§ **COLLECTED DATA**:
________

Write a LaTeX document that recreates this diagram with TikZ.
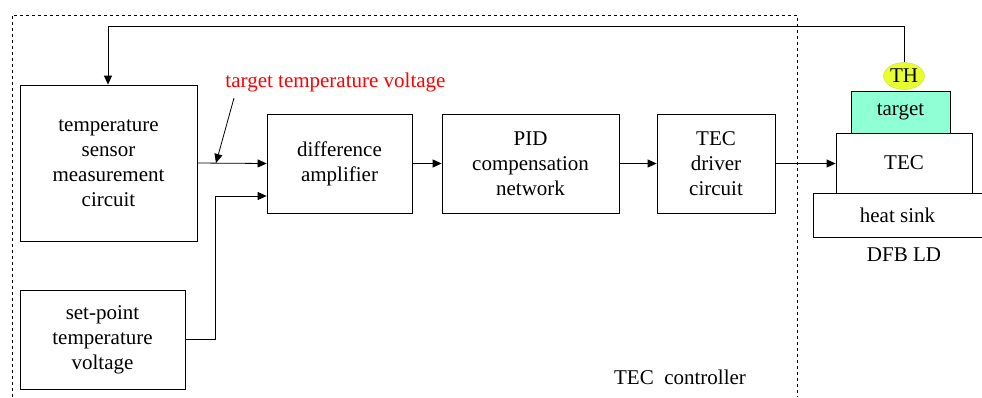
\documentclass[tikz,border=0pt]{standalone}
\usepackage{fontspec}
\setmainfont{Liberation Serif}
\newfontfamily\timesfont{Liberation Serif}
\usepackage{xcolor}
\usetikzlibrary{arrows.meta, positioning, shapes.geometric}

\definecolor{targetgreen}{RGB}{143,255,214}
\definecolor{thyellow}{RGB}{232,255,46}

\begin{document}
\begin{tikzpicture}[
  x=1pt, y=-1pt,
  font=\timesfont\fontsize{21}{25}\selectfont,
  box/.style={draw, line width=0.8pt, align=center, inner sep=0pt},
  arrow/.style={-{Triangle[length=9pt,width=8pt]}, line width=0.8pt}
]
\useasboundingbox (0,0) rectangle (982,397);

% Controller frame
\draw[dashed, line width=0.7pt] (12,397) -- (12,15) -- (797,15) -- (797,397);

% Nodes
\node[box, minimum width=177pt, minimum height=156pt] (sensor) at (108.5,163) {temperature\\sensor\\measurement\\circuit};
\node[box, minimum width=145pt, minimum height=99pt] (diff) at (339.5,163.5) {difference\\amplifier};
\node[box, minimum width=177pt, minimum height=99pt] (pid) at (530.5,163.5) {PID\\compensation\\network};
\node[box, minimum width=118pt, minimum height=99pt] (driver) at (716,163.5) {TEC\\driver\\circuit};
\node[box, minimum width=165pt, minimum height=99pt] (setpoint) at (102.5,339.5) {set-point\\temperature\\voltage};
\node[box, minimum width=136pt, minimum height=60pt] (tec) at (904,163) {TEC};
\node[box, fill=targetgreen, minimum width=99pt, minimum height=42pt] (target) at (900.5,112) {target};
\node[box, minimum width=169pt, minimum height=44pt] (sink) at (897.5,215) {heat sink};
\node[ellipse, draw=thyellow!70!gray, fill=thyellow, inner sep=0pt, minimum width=41pt, minimum height=27pt] (th) at (904,76) {TH};
\node[inner sep=0pt] (dfb) at (904,255) {DFB LD};
\node[inner sep=0pt] (ctrl) at (680,377) {TEC~~controller};
\node[inner sep=0pt, text=red] (tlabel) at (335.5,82) {target temperature voltage};

\coordinate (tap) at (216,163);
\coordinate (spin) at (215,196);

% Pointers
\draw[arrow] (sensor.east) -- (diff.west);
\draw[arrow] (setpoint.east) -- (setpoint.east -| spin) -- (spin) -- (spin -| diff.west);
\draw[arrow] (diff) -- (pid);
\draw[arrow] (pid) -- (driver);
\draw[arrow] (driver.east) -- (driver.east -| tec.west);
\draw[arrow] (th.north) -- (904,26) -- (108,26) -- (sensor.north -| 108,0);
\draw[arrow] (234,98) -- (tap);
\end{tikzpicture}
\end{document}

________

§ **STATED EXERCISE**:
Omit the pictures, and quote the material above exactly as given.

§ **EXPECTED OUTPUT**:
Write a LaTeX document that recreates this diagram with TikZ.
\documentclass[tikz,border=0pt]{standalone}
\usepackage{fontspec}
\setmainfont{Liberation Serif}
\newfontfamily\timesfont{Liberation Serif}
\usepackage{xcolor}
\usetikzlibrary{arrows.meta, positioning, shapes.geometric}

\definecolor{targetgreen}{RGB}{143,255,214}
\definecolor{thyellow}{RGB}{232,255,46}

\begin{document}
\begin{tikzpicture}[
  x=1pt, y=-1pt,
  font=\timesfont\fontsize{21}{25}\selectfont,
  box/.style={draw, line width=0.8pt, align=center, inner sep=0pt},
  arrow/.style={-{Triangle[length=9pt,width=8pt]}, line width=0.8pt}
]
\useasboundingbox (0,0) rectangle (982,397);

% Controller frame
\draw[dashed, line width=0.7pt] (12,397) -- (12,15) -- (797,15) -- (797,397);

% Nodes
\node[box, minimum width=177pt, minimum height=156pt] (sensor) at (108.5,163) {temperature\\sensor\\measurement\\circuit};
\node[box, minimum width=145pt, minimum height=99pt] (diff) at (339.5,163.5) {difference\\amplifier};
\node[box, minimum width=177pt, minimum height=99pt] (pid) at (530.5,163.5) {PID\\compensation\\network};
\node[box, minimum width=118pt, minimum height=99pt] (driver) at (716,163.5) {TEC\\driver\\circuit};
\node[box, minimum width=165pt, minimum height=99pt] (setpoint) at (102.5,339.5) {set-point\\temperature\\voltage};
\node[box, minimum width=136pt, minimum height=60pt] (tec) at (904,163) {TEC};
\node[box, fill=targetgreen, minimum width=99pt, minimum height=42pt] (target) at (900.5,112) {target};
\node[box, minimum width=169pt, minimum height=44pt] (sink) at (897.5,215) {heat sink};
\node[ellipse, draw=thyellow!70!gray, fill=thyellow, inner sep=0pt, minimum width=41pt, minimum height=27pt] (th) at (904,76) {TH};
\node[inner sep=0pt] (dfb) at (904,255) {DFB LD};
\node[inner sep=0pt] (ctrl) at (680,377) {TEC~~controller};
\node[inner sep=0pt, text=red] (tlabel) at (335.5,82) {target temperature voltage};

\coordinate (tap) at (216,163);
\coordinate (spin) at (215,196);

% Pointers
\draw[arrow] (sensor.east) -- (diff.west);
\draw[arrow] (setpoint.east) -- (setpoint.east -| spin) -- (spin) -- (spin -| diff.west);
\draw[arrow] (diff) -- (pid);
\draw[arrow] (pid) -- (driver);
\draw[arrow] (driver.east) -- (driver.east -| tec.west);
\draw[arrow] (th.north) -- (904,26) -- (108,26) -- (sensor.north -| 108,0);
\draw[arrow] (234,98) -- (tap);
\end{tikzpicture}
\end{document}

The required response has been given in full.